78th day sober. Up at 4. I don't know why, but these busking sessions have really been tiring me out. I watched too much inane stuff on YouTube last night but did get 20 Ebay things listed and then went right to bed with no practice. I was that tired. When I woke up I was achy and still felt tired.
I've been thinking more about my fall-out with Bicycle Lady. I don't think I can convince her I'm not a commie after all, because I remember now that I'd crowed about how proud I am of getting my "Fauci ouchie" shots. Although I can mention that as a young Boomer I remember vaccinations every kid in town would get; we'd line up in the school auditorium and all get our jab. It was Civic Duty! And that the Army gave me plenty of vaccinations too. So vaccinations are old hat to me.
It occurs to me that there are now quite a few people who have not had the experiences I have; watching the moon rocket go up (because Mom made us watch it) and rubella shots and everyone watching the same show on TV in the early evening, typically Walter Cronkite talking about Phnom Penh or some such thing. As American life goes it was much more "collective". Everyone rode bikes in the streets and everyone went to Summer Fun and quite a number were in Scouts and so on.

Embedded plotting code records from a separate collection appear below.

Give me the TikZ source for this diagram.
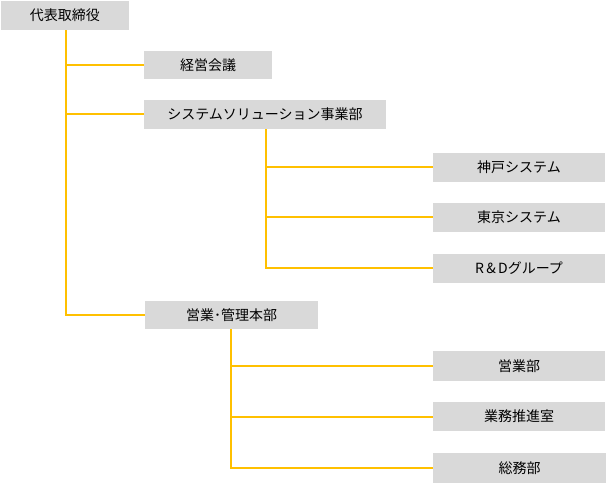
\documentclass[tikz,border=0pt]{standalone}
\usepackage{fontspec}
\newfontfamily\cjk{Noto Sans CJK JP}
\definecolor{boxgray}{HTML}{D9D9D9}
\definecolor{lineyel}{HTML}{FFC000}
\tikzset{
  box/.style={fill=boxgray, draw=none, inner sep=0pt, font=\cjk\fontsize{14}{16}\selectfont, anchor=center},
  conn/.style={draw=lineyel, line width=2pt}
}
\begin{document}
\begin{tikzpicture}[x=1pt,y=-1pt]
\useasboundingbox (0,0) rectangle (606,484);
\node[box, minimum width=128pt, minimum height=29pt] (ceo) at (65,15.5) {代表取締役};
\node[box, minimum width=128pt, minimum height=28pt] (keiei) at (208,65) {経営会議};
\node[box, minimum width=242pt, minimum height=29pt] (ss) at (265,114.5) {システムソリューション事業部};
\node[box, minimum width=172pt, minimum height=29pt] (kobe) at (519,167.5) {神戸システム};
\node[box, minimum width=172pt, minimum height=29pt] (tokyo) at (519,217.5) {東京システム};
\node[box, minimum width=172pt, minimum height=29pt] (rd) at (519,268.5) {R\,\&\,Dグループ};
\node[box, minimum width=173pt, minimum height=28pt] (eik) at (231.5,315) {営業･管理本部};
\node[box, minimum width=172pt, minimum height=30pt] (eig) at (519,366) {営業部};
\node[box, minimum width=172pt, minimum height=29pt] (gyo) at (519,416.5) {業務推進室};
\node[box, minimum width=173pt, minimum height=30pt] (som) at (519.5,468) {総務部};
% CEO tree
\draw[conn] (ceo.south -| 66,0) |- (keiei.west);
\draw[conn] (ceo.south -| 66,0) |- (ss.west);
\draw[conn] (ceo.south -| 66,0) |- (eik.west);
% SS tree
\draw[conn] (ss.south -| 266,0) |- (kobe.west);
\draw[conn] (ss.south -| 266,0) |- (tokyo.west);
\draw[conn] (ss.south -| 266,0) |- (rd.west);
% EIK tree
\draw[conn] (eik.south -| 231,0) |- (eig.west);
\draw[conn] (eik.south -| 231,0) |- (gyo.west);
\draw[conn] (eik.south -| 231,0) |- (som.west);
\end{tikzpicture}
\end{document}
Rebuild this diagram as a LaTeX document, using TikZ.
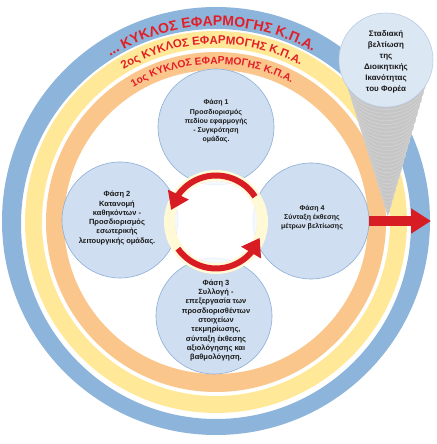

But thinking more about the underclass ... I know, having been struggling and poor myself, that money seems impossible to save. And, once saved, what would one do with it? The instinct - which I've observed - is to spend it on "something to show for it". That might explain the fad for tattoos.
There's this fear. Money is scary. You work and work scared not to have it. You try to save but something always comes up to snatch the savings away. You get lured into little comforts like cigarettes and beers and going to see some concert even though the concert always sounds awful compared to the album. Pretty soon the emergencies that take any money you have lying around are the lack of cigarettes, beers, or a concert that's coming up.
So you perpetually have no savings; the "living paycheck to paycheck" that's talked about, and it's not even confined to the working or underclass. Ken lives that way also.
People who live this way are scared. And scared people subscribe to whatever variety of politics tells them that next crumb is coming in OK, and even better if they're told the next crumb might be a bit larger. So you have people cheering because Trump told them their coal mining jobs will come back. And likewise when he implicitly tells them non-whites are going to be removed as competition.
It takes a lot of bravery to be a Communist. To assume that you'll be OK no matter what, that you trust others. It took my few months as a panhandler to show me how many decent people there really are out there and this is experience no one gets until they're in extremis.
And even then, it seems that almost no one will, upon losing everything and having to hustle for spare change, conclude that "the sea of the people" is fine to swim in. Instead they'll pine for the times before they lost it all, and even better, pine for what the Fascists tell them to pine for, some kind of pre-1965 crime-free exploitation-free white ethno-state that never really existed.
So instead of the old-time hobo-Wobbly of the 1930s, we've got hobo-Fascists who will happily kill off, or try to, whatever minority their Fascist leader aims them at.
I headed out for a shopping trip at H Mart at about 6:30. First I got some potstickers and ate them over by Starbucks, to get my greasy food craving fixed. Then I went in and got all kinds of things, spending all but a dollar of the busking money my wallet was fat with.
I rode back and went to Tom's place - he had a huge pile of wood in front. He was there and I first asked him if he was a beaver or something. We hung out and talked for a while, and he's not been practicing his trumpet although we talked about busking and hustling crafts and all sorts of things. He's been selling wood, and making about 1/3 what I have, for far more hours of hard work. But if it's what he likes to do then it's what he should do. I told him about places I know of where furniture etc. get tossed out. Like all the school stuff left out at the Dept of Education site just up the road.